* BEGIN *

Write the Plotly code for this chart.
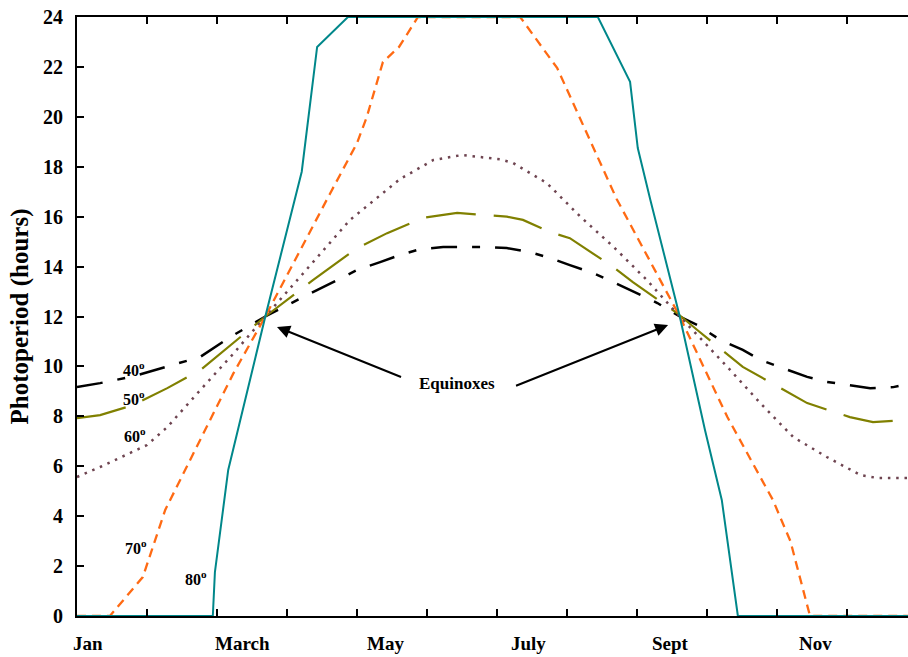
import plotly.graph_objects as go

# months since Jan 1 (fractional) and photoperiod (hours)
lat40_x = [0, 0.33, 0.8, 1.29, 1.76, 2.19, 2.69, 3.09, 3.43, 3.71, 4.0, 4.33, 4.61, 4.9, 5.23, 5.86,
           6.14, 6.47, 6.76, 7.04, 7.37, 7.66, 8.0, 8.29, 8.61, 8.86, 9.19, 9.51, 9.76, 10.09, 10.43,
           10.71, 11.04, 11.33, 11.66, 11.87]
lat40_y = [9.17, 9.33, 9.6, 10.0, 10.38, 11.18, 12.0, 12.58, 13.06, 13.46, 13.86, 14.18, 14.46, 14.7,
           14.78, 14.78, 14.74, 14.58, 14.34, 14.06, 13.74, 13.38, 12.94, 12.54, 12.0, 11.66, 11.06,
           10.66, 10.26, 9.94, 9.58, 9.38, 9.25, 9.13, 9.17, 9.3]

lat50_x = [0, 0.33, 0.8, 1.29, 1.76, 2.19, 2.69, 3.37, 4.0, 4.43, 4.94, 5.43, 5.86, 6.14, 6.37, 6.76,
           7.04, 7.66, 7.94, 8.57, 8.86, 9.51, 10.43, 11.04, 11.37, 11.87]
lat50_y = [7.93, 8.05, 8.45, 9.13, 9.85, 10.86, 12.0, 13.46, 14.74, 15.34, 15.95, 16.15, 16.07, 16.0,
           15.87, 15.38, 15.14, 13.98, 13.38, 12.14, 11.46, 9.98, 8.53, 7.97, 7.77, 7.85]

lat60_x = [0, 0.33, 1.0, 1.29, 1.76, 2.23, 2.69, 3.19, 3.9, 4.61, 5.09, 5.5, 6.04, 6.23, 6.71, 7.19,
           7.66, 8.14, 8.61, 9.29, 9.76, 10.23, 10.71, 11.19, 11.43, 11.87]
lat60_y = [5.57, 5.97, 6.85, 7.57, 9.05, 10.5, 12.0, 13.6, 15.87, 17.5, 18.27, 18.47, 18.3, 18.15,
           17.35, 16.0, 14.8, 13.46, 12.0, 9.98, 8.53, 7.17, 6.37, 5.65, 5.53, 5.53]

lat70_x = [0, 0.47, 0.94, 1.26, 2.23, 2.69, 3.61, 4.0, 4.14, 4.37, 4.6, 4.87, 6.33, 6.86, 7.71, 8.61,
           9.29, 9.94, 10.19, 10.47, 11.87]
lat70_y = [0, 0, 1.56, 4.25, 9.7, 12.0, 16.9, 18.95, 20.0, 22.2, 22.8, 24, 24, 21.95, 16.7, 12.0,
           7.97, 4.65, 3.0, 0, 0]

lat80_x = [0, 1.94, 1.97, 2.16, 2.54, 2.69, 3.21, 3.43, 3.87, 7.44, 7.9, 8.01, 8.19, 8.61, 8.97, 9.21,
           9.44, 11.87]
lat80_y = [0, 0, 1.76, 5.85, 10.26, 12.0, 17.8, 22.8, 24, 24, 21.4, 18.75, 16.67, 12.0, 7.45, 4.65,
           0, 0]

month_ticks = list(range(12))
month_labels = ["Jan", "March", "May", "July", "Sept", "Nov"]
month_label_pos = [0.157, 2.357, 4.4, 6.443, 8.471, 10.543]
y_ticks = list(range(0, 25, 2))

lat_labels = ["40<sup>o</sup>", "50<sup>o</sup>", "60<sup>o</sup>", "70<sup>o</sup>", "80<sup>o</sup>"]
lat_label_x = [0.81, 0.81, 0.83, 0.84, 1.7]
lat_label_y = [9.9, 8.73, 7.25, 2.76, 1.52]

FONT = "Liberation Serif"

fig = go.Figure()
fig.add_trace(go.Scatter(x=lat40_x, y=lat40_y, mode="lines",
                         line=dict(color="black", width=2.5, dash="26px,15px,8px,15px")))
fig.add_trace(go.Scatter(x=lat50_x, y=lat50_y, mode="lines",
                         line=dict(color="#808000", width=2.2, dash="50px,18px")))
fig.add_trace(go.Scatter(x=lat60_x, y=lat60_y, mode="lines",
                         line=dict(color="#6e4450", width=2.5, dash="2.5px,5.8px")))
fig.add_trace(go.Scatter(x=lat70_x, y=lat70_y, mode="lines",
                         line=dict(color="#ff6a13", width=2.3, dash="9px,6px")))
fig.add_trace(go.Scatter(x=lat80_x, y=lat80_y, mode="lines",
                         line=dict(color="#00878a", width=2.0)))

annotations = []
for txt, xx in zip(month_labels, month_label_pos):
    annotations.append(dict(x=xx, y=0, xref="x", yref="paper", text=txt, showarrow=False,
                            yanchor="top", yshift=-15,
                            font=dict(family=FONT, size=19, color="black", weight="bold")))
for txt, xx, yy in zip(lat_labels, lat_label_x, lat_label_y):
    annotations.append(dict(x=xx, y=yy, xref="x", yref="y", text=txt, showarrow=False,
                            font=dict(family=FONT, size=16, color="black", weight="bold")))
annotations.append(dict(x=5.43, y=9.3, xref="x", yref="y", text="Equinoxes", showarrow=False,
                        font=dict(family=FONT, size=17, color="black", weight="bold")))
annotations.append(dict(x=2.857, y=11.58, ax=4.65, ay=9.55, xref="x", yref="y", axref="x", ayref="y",
                        text="", showarrow=True, arrowhead=2, arrowsize=1.3, arrowwidth=2,
                        arrowcolor="black"))
annotations.append(dict(x=8.443, y=11.66, ax=6.25, ay=9.2, xref="x", yref="y", axref="x", ayref="y",
                        text="", showarrow=True, arrowhead=2, arrowsize=1.3, arrowwidth=2,
                        arrowcolor="black"))

fig.update_layout(
    width=908, height=657,
    margin=dict(l=77, r=0, t=17, b=41),
    paper_bgcolor="white", plot_bgcolor="white",
    showlegend=False,
    annotations=annotations,
    xaxis=dict(range=[0, 11.87], tickvals=month_ticks, ticktext=[""] * len(month_ticks),
               ticks="inside", ticklen=7, tickwidth=1.5, tickcolor="black",
               showline=True, linecolor="black", linewidth=2, mirror="ticks",
               showgrid=False, zeroline=False, layer="above traces", automargin=False),
    yaxis=dict(range=[0, 24], tickvals=y_ticks, ticks="inside", ticklen=7, tickwidth=1.5,
               tickcolor="black", showline=True, linecolor="black", linewidth=2,
               showgrid=False, zeroline=False, ticklabelstandoff=8, layer="above traces",
               automargin=False, ticklabeloverflow="allow",
               tickfont=dict(family=FONT, size=20, color="black", weight="bold"),
               title=dict(text="Photoperiod (hours)", standoff=7,
                          font=dict(family=FONT, size=25, color="black", weight="bold"))),
)

# remove the default page margin so the figure fills the 908x657 window exactly
fig.write_html("out.html", config={"displayModeBar": False},
               post_script="document.body.style.margin='0';document.body.style.overflow='hidden';")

* END *

THE EXERCISE:
Leave the pictures out, and print every line of the listing exactly as written.

EXERCISE ANSWER:
Write the Plotly code for this chart.
import plotly.graph_objects as go

# months since Jan 1 (fractional) and photoperiod (hours)
lat40_x = [0, 0.33, 0.8, 1.29, 1.76, 2.19, 2.69, 3.09, 3.43, 3.71, 4.0, 4.33, 4.61, 4.9, 5.23, 5.86,
           6.14, 6.47, 6.76, 7.04, 7.37, 7.66, 8.0, 8.29, 8.61, 8.86, 9.19, 9.51, 9.76, 10.09, 10.43,
           10.71, 11.04, 11.33, 11.66, 11.87]
lat40_y = [9.17, 9.33, 9.6, 10.0, 10.38, 11.18, 12.0, 12.58, 13.06, 13.46, 13.86, 14.18, 14.46, 14.7,
           14.78, 14.78, 14.74, 14.58, 14.34, 14.06, 13.74, 13.38, 12.94, 12.54, 12.0, 11.66, 11.06,
           10.66, 10.26, 9.94, 9.58, 9.38, 9.25, 9.13, 9.17, 9.3]

lat50_x = [0, 0.33, 0.8, 1.29, 1.76, 2.19, 2.69, 3.37, 4.0, 4.43, 4.94, 5.43, 5.86, 6.14, 6.37, 6.76,
           7.04, 7.66, 7.94, 8.57, 8.86, 9.51, 10.43, 11.04, 11.37, 11.87]
lat50_y = [7.93, 8.05, 8.45, 9.13, 9.85, 10.86, 12.0, 13.46, 14.74, 15.34, 15.95, 16.15, 16.07, 16.0,
           15.87, 15.38, 15.14, 13.98, 13.38, 12.14, 11.46, 9.98, 8.53, 7.97, 7.77, 7.85]

lat60_x = [0, 0.33, 1.0, 1.29, 1.76, 2.23, 2.69, 3.19, 3.9, 4.61, 5.09, 5.5, 6.04, 6.23, 6.71, 7.19,
           7.66, 8.14, 8.61, 9.29, 9.76, 10.23, 10.71, 11.19, 11.43, 11.87]
lat60_y = [5.57, 5.97, 6.85, 7.57, 9.05, 10.5, 12.0, 13.6, 15.87, 17.5, 18.27, 18.47, 18.3, 18.15,
           17.35, 16.0, 14.8, 13.46, 12.0, 9.98, 8.53, 7.17, 6.37, 5.65, 5.53, 5.53]

lat70_x = [0, 0.47, 0.94, 1.26, 2.23, 2.69, 3.61, 4.0, 4.14, 4.37, 4.6, 4.87, 6.33, 6.86, 7.71, 8.61,
           9.29, 9.94, 10.19, 10.47, 11.87]
lat70_y = [0, 0, 1.56, 4.25, 9.7, 12.0, 16.9, 18.95, 20.0, 22.2, 22.8, 24, 24, 21.95, 16.7, 12.0,
           7.97, 4.65, 3.0, 0, 0]

lat80_x = [0, 1.94, 1.97, 2.16, 2.54, 2.69, 3.21, 3.43, 3.87, 7.44, 7.9, 8.01, 8.19, 8.61, 8.97, 9.21,
           9.44, 11.87]
lat80_y = [0, 0, 1.76, 5.85, 10.26, 12.0, 17.8, 22.8, 24, 24, 21.4, 18.75, 16.67, 12.0, 7.45, 4.65,
           0, 0]

month_ticks = list(range(12))
month_labels = ["Jan", "March", "May", "July", "Sept", "Nov"]
month_label_pos = [0.157, 2.357, 4.4, 6.443, 8.471, 10.543]
y_ticks = list(range(0, 25, 2))

lat_labels = ["40<sup>o</sup>", "50<sup>o</sup>", "60<sup>o</sup>", "70<sup>o</sup>", "80<sup>o</sup>"]
lat_label_x = [0.81, 0.81, 0.83, 0.84, 1.7]
lat_label_y = [9.9, 8.73, 7.25, 2.76, 1.52]

FONT = "Liberation Serif"

fig = go.Figure()
fig.add_trace(go.Scatter(x=lat40_x, y=lat40_y, mode="lines",
                         line=dict(color="black", width=2.5, dash="26px,15px,8px,15px")))
fig.add_trace(go.Scatter(x=lat50_x, y=lat50_y, mode="lines",
                         line=dict(color="#808000", width=2.2, dash="50px,18px")))
fig.add_trace(go.Scatter(x=lat60_x, y=lat60_y, mode="lines",
                         line=dict(color="#6e4450", width=2.5, dash="2.5px,5.8px")))
fig.add_trace(go.Scatter(x=lat70_x, y=lat70_y, mode="lines",
                         line=dict(color="#ff6a13", width=2.3, dash="9px,6px")))
fig.add_trace(go.Scatter(x=lat80_x, y=lat80_y, mode="lines",
                         line=dict(color="#00878a", width=2.0)))

annotations = []
for txt, xx in zip(month_labels, month_label_pos):
    annotations.append(dict(x=xx, y=0, xref="x", yref="paper", text=txt, showarrow=False,
                            yanchor="top", yshift=-15,
                            font=dict(family=FONT, size=19, color="black", weight="bold")))
for txt, xx, yy in zip(lat_labels, lat_label_x, lat_label_y):
    annotations.append(dict(x=xx, y=yy, xref="x", yref="y", text=txt, showarrow=False,
                            font=dict(family=FONT, size=16, color="black", weight="bold")))
annotations.append(dict(x=5.43, y=9.3, xref="x", yref="y", text="Equinoxes", showarrow=False,
                        font=dict(family=FONT, size=17, color="black", weight="bold")))
annotations.append(dict(x=2.857, y=11.58, ax=4.65, ay=9.55, xref="x", yref="y", axref="x", ayref="y",
                        text="", showarrow=True, arrowhead=2, arrowsize=1.3, arrowwidth=2,
                        arrowcolor="black"))
annotations.append(dict(x=8.443, y=11.66, ax=6.25, ay=9.2, xref="x", yref="y", axref="x", ayref="y",
                        text="", showarrow=True, arrowhead=2, arrowsize=1.3, arrowwidth=2,
                        arrowcolor="black"))

fig.update_layout(
    width=908, height=657,
    margin=dict(l=77, r=0, t=17, b=41),
    paper_bgcolor="white", plot_bgcolor="white",
    showlegend=False,
    annotations=annotations,
    xaxis=dict(range=[0, 11.87], tickvals=month_ticks, ticktext=[""] * len(month_ticks),
               ticks="inside", ticklen=7, tickwidth=1.5, tickcolor="black",
               showline=True, linecolor="black", linewidth=2, mirror="ticks",
               showgrid=False, zeroline=False, layer="above traces", automargin=False),
    yaxis=dict(range=[0, 24], tickvals=y_ticks, ticks="inside", ticklen=7, tickwidth=1.5,
               tickcolor="black", showline=True, linecolor="black", linewidth=2,
               showgrid=False, zeroline=False, ticklabelstandoff=8, layer="above traces",
               automargin=False, ticklabeloverflow="allow",
               tickfont=dict(family=FONT, size=20, color="black", weight="bold"),
               title=dict(text="Photoperiod (hours)", standoff=7,
                          font=dict(family=FONT, size=25, color="black", weight="bold"))),
)

# remove the default page margin so the figure fills the 908x657 window exactly
fig.write_html("out.html", config={"displayModeBar": False},
               post_script="document.body.style.margin='0';document.body.style.overflow='hidden';")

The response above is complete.